Por uma linha pastoral contra a radicalização
Líderes espirituais, inclusive sacerdotes e leigos católicos, precisam assumir a sua responsabilidade com a radicalização e a saúde mental de parcela da sociedade
Este texto está saíndo uma semana depois do festival de violência e insanidade que presenciamos na capital no último domingo. Fruto de anos, quiçá décadas em alguns casos, de pregação ininterrupta dentro de igrejas, católicas e evangélicas, de um discurso voltado à radicalização política.
Já discutimos neste espaço como as comunidades estão tomadas por atitudes de gaslighting. Mas também precisamos tratar aqui da responsabilidade de lideranças, leigos e sacerdotes, com esse ambiente tóxico que domina as igrejas. Se, por um lado, existe a prática de assédio dentro das comunidades, por outro isto tem levado multidões a uma condição de delírio paranoico, na qual acreditam estar envolvido em uma luta espiritual, condição essa que destrói os seus vínculos afetivos e suas vidas.
Por isso hoje abro uma exceção e não faço uma reflexão sobre o evangelho do domingo, mas procuro chamar os líderes cristãos à responsabilidade. Se há pessoas que estão desconectadas da realidade e rompendo laços com suas famílias por acreditarem estar realizando a vontade de Deus, aqueles que pregaram esse evangelho de ódio são responsáveis. E aqueles que deixam isso rolar são moralmente cúmplices.
Diz Jesus no evangelho de Mateus:
“Assim é a vontade de vosso Pai celeste: que não se perca nenhum desses pequeninos” (Mateus 18,14)
Na primeira carta de Paulo a Timóteo, na qual o apóstolo reune orientações pastorais a seu discípuilo e amigo, que liderava a igreja de Éfeso. Entre diversas recomendações práticas, Paulo afirma:
“Quero, pois, que os homens orem em todo o lugar, levantando as mãos puras, superando todo ódio e ressentimento” (1º Timóteo 2,8)
Portanto, é preocupante quando vemos pessoas que são referências para o Povo de Deus promovendo o ódio. Preocupa que mesmo diante de tal demonstração de violência, padres influencers estejam ainda fazendo homilias no YouTube acusando o governo eleito de “prostituta de Satanás” (não vou colocar link aqui para não melhorar a performance deste conteúdo).
Lembro a esses o alerta de Santa Catarina de Sena em uma de suas cartas, destinada aos governantes de Florença:
Desejais reformar vossa cidade. Mas digo-vos que tal desejo jamais será realizado, se não procurardes eliminar o ódio e o rancos dos corações, bem como o egoísmo.

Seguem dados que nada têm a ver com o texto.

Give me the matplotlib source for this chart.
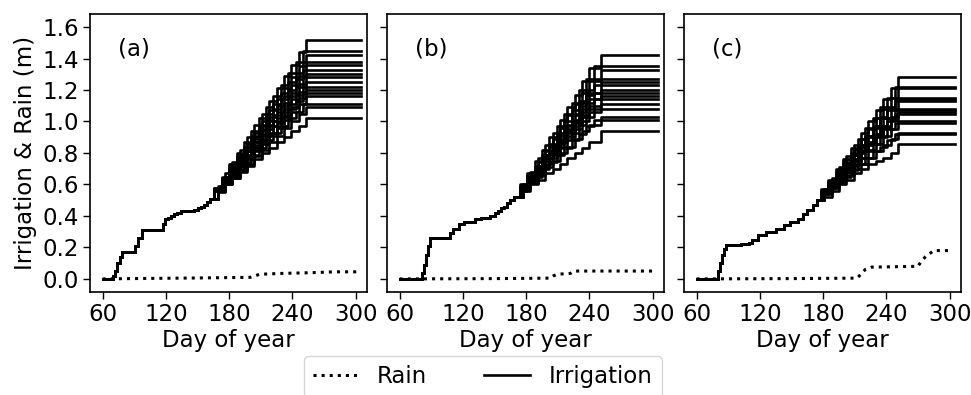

Isto é, não deveis pensar só em vós mesmos, mas no bem de toda a cidade.
Esses líderes que promovem o ódio querem fazer parecer que adotam a retórica agressiva de um Jeremias, de um João Batista, mas não estão dispostos a serem lançados no poço, como Jeremias, ou a perderem a cabeça na prisão, como João Batista. Pelo contrário, colocam a vida do seu rebanho em risco, alimentando-lhe o ódio e o ressentimento, dividindo o povo de Deus, e mandando-os diretamente para a prisão.
Há vários autores da área de saúde mental que apontam sinais preocupantes nessa multidão fanatizada e radicalizada. O que essa multidão precisa da Igreja é de ajuda, e não de mais radicalização, mais fanatismo, mais ódio, mais delírio. Elas não precisam comungar com o figado.
Cabe aos bispos, ao Vaticano, e aos leigos em posição de autoridade nas pastorais e movimentos cuidar que essa tendência de ódio seja revertida o mais urgente possível. Que não acabe que no juízo final um bispo, um padre, um coordenador de pastoral ou de movimento tenha que arder no inferno mesmo tendo comungado e confessado a vida toda, apenas por ter sido omisso na perdição das almas de seu rebanho. A Divina Misericórdia perdoará os atos de quem foi conduzido ao erro, mas não aliviará para aqueles que levaram os pobres fiéis ao delírio.
Claro, o alerta acima vale para quem ainda tem um pouco de consciência moral. Aos que já optaram por priorizar o seu projeto político em detrimento da dignidade de seu rebanho, só resta mesmo a prisão civil, e todas as penas que o Estado Democrático de Direito lhe reserve.
Esses influencers malucos hão de prestar contas dos seus atos já aqui na Terra e, muito mais, perante a Eternidade. Cristo perdoa os homicidas, os ladrões, os adúlteros... Mas Ele mesmo não quis conversa e se utilizou de força física contra os cambistas e agiotas de almas. O Topa Tudo por Dinheiro terá um preço muito salgado para esses insanos.